Personne ne connaît encore Tenshun, si ce n'est quelques amateurs de westcoast zélés que l'on peut croiser sur l'oiseau bleu les soirs de pleine lune, et la paire de curieux qui a acheté sans trop y réfléchir ses premiers 45 tours sur Access Hip-Hop il y a 2-3 ans de cela. Seules informations disponibles : le DJ/beatmaker est originaire de San Diego et passe un peu trop de temps dans sa cave à compter les gouttes qui s'échappent de la tuyauterie rouillée alors que ses petits copains DJ's dirt hustle joyeusement au soleil une glace à la main. Ca c'est aussi ce qui risque de vous arriver si vous écoutez "Sloth" en entier sans tricher.Ca fait peur comme ça, hein?
Et pour cause, la musique dont il s'agit ici parlera plus aux amateurs d'indus, d'abstract hip hop gouffresque, voire à certains turntablists déviants qu'aux amateurs de p-funk. Jon Calzo se revendique d'ailleurs autant de Q-Bert que de John Cage. Voilà. Amis de l'abstraction, vous voilà prévenus. Entrez, vous allez adorer. Resituons tant qu'à faire ce disque dans son contexte spatio-temporel : après deux 45 tours, notre homme s'emballe et sort coup sur coup un troisième vinyle, un EP CD, un album commun avec le mc Stuntdouble et ce premier opus solo "Sloth" (le mal nommé).
Au programme, 19 beats qui tournent pour la plupart autour des 2 minutes. Toutes placées sous le signe de la saturation et de la claustrophobie, les compositions sont en majorité des digressions sur la même formule : gros breaks de batteries enregistrés sursaturés puis ralentis sur lesquels Tenshun appose des thèmes de cordes, d'énormes basses ou contrebasses, d'excellents scratches ravageurs et des nappes de bruits sourds. Le tout donne un résultat malsain, urbain, assourdissant, mais qui évite de tomber dans les travers lourdingues de ces exercices hip hop indus qui sombrent souvent dans l'indigeste (beats saturés qui n'en finissent pas, mc's exagérément linéaires). Ici, on pense parfois à DJ Signify, ou dans une moindre mesure à Techno Animal ou Scorn; sans que la filiation ne sombre jamais dans le plagiat.

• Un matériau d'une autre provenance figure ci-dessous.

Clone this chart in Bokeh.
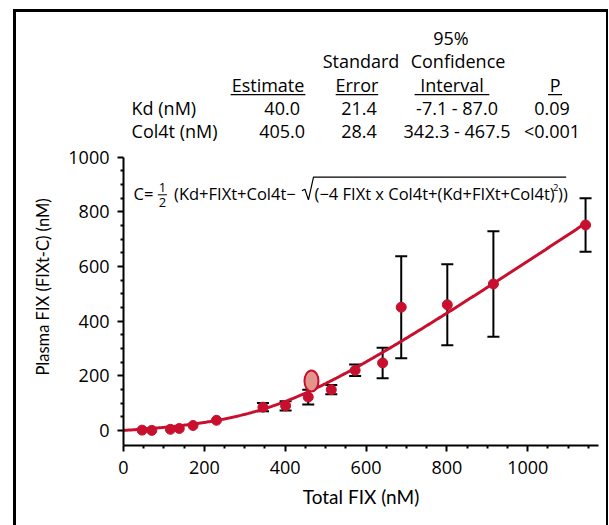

On a même le droit à quelques moments touchés par la grâce, comme la puissante entrée en matière qui déploie l'armement lourd (à basse de rythmique rentre-dedans et de scratches furieux), le huitième titre (Imaginez le beat d'Angel de Massive Attack amplifié et sur lequel on aurait collé un riff discret de trompette et un magnifique thème de piano) ou bien encore un impressionnant exercice de turntablism sur la dix-septième plage.
Même si Tenshun fait tout son possible pour garder l'auditeur avec lui pendant les trois quarts d'heure du disque, il est parfois difficile à suivre, tant le minimalisme et la froideur de "Sloth" met à mal le moral de l'auditeur et semble prendre un malin plaisir à le pousser à bout. Ainsi s'il n'évite pas quelques beats un peu creux vers la fin de l'album, Tenshun a le mérite de nous avoir tenu en haleine jusque-là avec une formule très épurée. Soyons francs cependant, "Sloth" est un album relativement difficile d'accès qui ne s'adresse qu'à un public restreint amateur de pratiques auditives SM… Mais si le hip hop indus est votre truc, voilà probablement votre découverte de l'année.